University of Utah engineers think on the same lines too. Expensive solar cells with a chemical element, germanium are mostly used for spacecraft, military and commercial satellites. Germanium based solar cells are most efficient solar power cells. What prevents this solar panel to be a common man’s commodity is price. But now University of Utah engineers are using a new method to put germanium in the solar cells that will effectively trim down the costs of solar cells. They are using the time tested manufacturing method of lowering the waste and breakage of brittle semi conductor.
With the improved wafer-slicing method, the engineers are trying to make germanium-based, high-efficiency solar cells for uses where cost now is a factor. Dinesh Rakwal, a doctoral student in mechanical engineering, adds: “We’re coming up with a more efficient way of making germanium wafers for solar cells – to reduce the cost and weight of these solar cells and make them defect-free.”
Silicon is cut into thin wafers by sawing method. And same brass-coated, steel-wire saws are used to slice round wafers of germanium from cylindrical single-crystal slabs. This increases the wear and tear of germanium element. The brittle element cracks easily, and the girth of the saws means a major amount of germanium is lost during the cutting process. Wire electrical discharge machining (WEDM) is the new method for slicing solar cell wafers. This is an improved version and it wastes less germanium and produces more wafers by cutting even thinner wafers. The wear and tear is less. Extremely thin molybdenum wire is used for this cutting process.

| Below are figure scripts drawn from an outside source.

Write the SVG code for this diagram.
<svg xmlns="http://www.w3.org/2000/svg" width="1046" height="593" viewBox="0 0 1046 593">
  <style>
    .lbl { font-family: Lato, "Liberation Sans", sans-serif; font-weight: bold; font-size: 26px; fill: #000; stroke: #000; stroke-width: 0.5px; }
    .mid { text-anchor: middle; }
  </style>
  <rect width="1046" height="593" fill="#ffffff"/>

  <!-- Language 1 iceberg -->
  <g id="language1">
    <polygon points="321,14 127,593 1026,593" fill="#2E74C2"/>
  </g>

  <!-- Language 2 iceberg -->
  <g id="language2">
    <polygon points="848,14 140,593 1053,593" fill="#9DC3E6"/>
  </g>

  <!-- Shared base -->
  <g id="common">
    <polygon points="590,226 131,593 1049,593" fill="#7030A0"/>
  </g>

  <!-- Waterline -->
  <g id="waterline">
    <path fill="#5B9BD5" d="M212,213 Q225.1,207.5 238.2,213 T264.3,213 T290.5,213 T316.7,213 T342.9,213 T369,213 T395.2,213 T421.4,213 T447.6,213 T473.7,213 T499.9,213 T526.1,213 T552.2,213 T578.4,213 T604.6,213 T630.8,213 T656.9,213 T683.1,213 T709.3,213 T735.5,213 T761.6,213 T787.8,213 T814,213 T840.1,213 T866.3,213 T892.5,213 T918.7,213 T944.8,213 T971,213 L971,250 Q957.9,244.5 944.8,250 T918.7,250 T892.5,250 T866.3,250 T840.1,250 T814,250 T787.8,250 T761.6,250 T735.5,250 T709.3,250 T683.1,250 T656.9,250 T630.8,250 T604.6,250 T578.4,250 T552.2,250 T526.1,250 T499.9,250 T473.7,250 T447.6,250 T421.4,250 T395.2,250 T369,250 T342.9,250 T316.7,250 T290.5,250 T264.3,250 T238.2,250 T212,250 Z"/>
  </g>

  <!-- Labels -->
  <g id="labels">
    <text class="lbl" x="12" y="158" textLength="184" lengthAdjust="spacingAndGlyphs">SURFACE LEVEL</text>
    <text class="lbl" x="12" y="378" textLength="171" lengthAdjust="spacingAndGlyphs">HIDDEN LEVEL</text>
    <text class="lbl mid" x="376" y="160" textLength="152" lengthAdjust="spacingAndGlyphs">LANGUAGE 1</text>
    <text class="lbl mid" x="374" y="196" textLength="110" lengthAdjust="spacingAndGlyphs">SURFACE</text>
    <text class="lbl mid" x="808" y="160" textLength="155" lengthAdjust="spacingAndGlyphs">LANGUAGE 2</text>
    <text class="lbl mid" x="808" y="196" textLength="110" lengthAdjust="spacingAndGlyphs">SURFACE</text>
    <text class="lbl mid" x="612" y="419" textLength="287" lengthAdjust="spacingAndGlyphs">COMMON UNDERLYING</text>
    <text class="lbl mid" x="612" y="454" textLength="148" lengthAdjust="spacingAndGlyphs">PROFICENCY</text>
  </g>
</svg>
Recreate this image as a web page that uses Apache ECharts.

Whatever lowers the cost of solar panels will finally lower the cost of solar power per kilowatt-hour, a factor desirable to consumers and manufacturers. To make this project commercially viable they are trying to recycle the germanium and increase the yield which will result in good savings.
A patent is pending on a way of using the new method so that multiple, parallel electrically charged wires are used to cut germanium wafers – a mass-production method which can be compared with an egg slicer.